Designing and Implementing Your AI Data Center
Assessment and Planning
Before any build, meticulously assess your AI workload requirements. For expert guidance in this crucial phase, consider our AI Strategy services. Understand model sizes, training times, inference demands, and data volumes. Plan for scalability—AI requirements grow rapidly.
Site Selection and Facility Preparation
Choose a site with reliable, abundant power and fiber optic connectivity. Ensure the physical space can accommodate heavy racks, advanced cooling infrastructure, and potential liquid cooling systems.
Deployment and Integration
Carefully plan rack layouts to optimize cooling and power distribution. Implement robust cable management.
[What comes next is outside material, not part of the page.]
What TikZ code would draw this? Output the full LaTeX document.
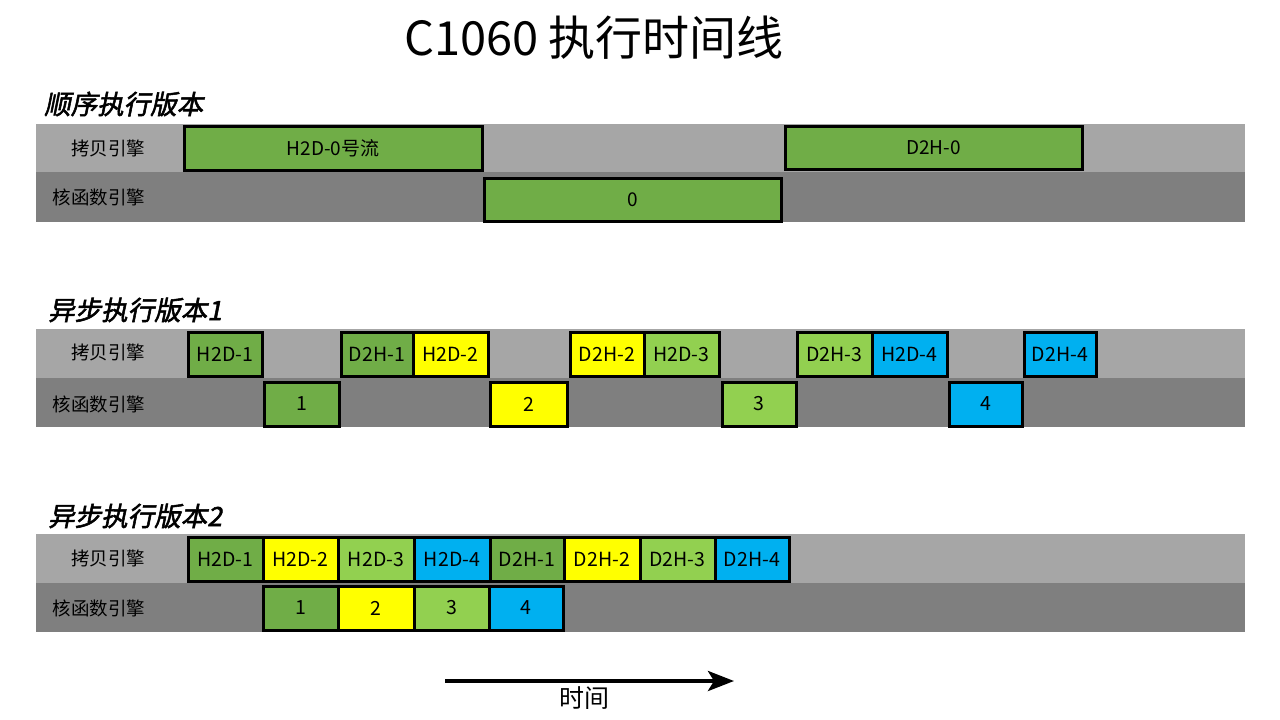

Leverage software-defined infrastructure (SDI) for efficient resource provisioning and orchestration, a key aspect of our Automation solutions.
Operational Best Practices
- Monitoring: Implement comprehensive monitoring for power, temperature, humidity, and hardware health.
- Maintenance: Regular checks of cooling systems, power units, and network infrastructure are critical.
- Energy Management: Optimize power usage effectiveness (PUE) through efficient hardware, cooling, and operational practices.
Challenges and Future Trends
Overcoming Power and Cooling Hurdles
The relentless demand for more compute will continue to challenge power and cooling. Expect further innovation in immersion cooling, waste heat recovery, and direct energy solutions.
Edge AI Data Centers
As AI moves closer to the source of data (e.g., autonomous vehicles, IoT), smaller, distributed AI data centers at the edge will become increasingly important, requiring highly efficient and compact designs.
Conclusion
Building an AI-ready data center is a complex but essential undertaking for organizations looking to harness the full potential of artificial intelligence. For a comprehensive understanding of AI's broader landscape, refer to our ultimate guide on AI. By focusing on specialized compute, robust power, advanced cooling, high-speed networking, and intelligent storage, you can create an infrastructure that not only meets today's demanding AI workloads but is also prepared to power the intelligence of tomorrow.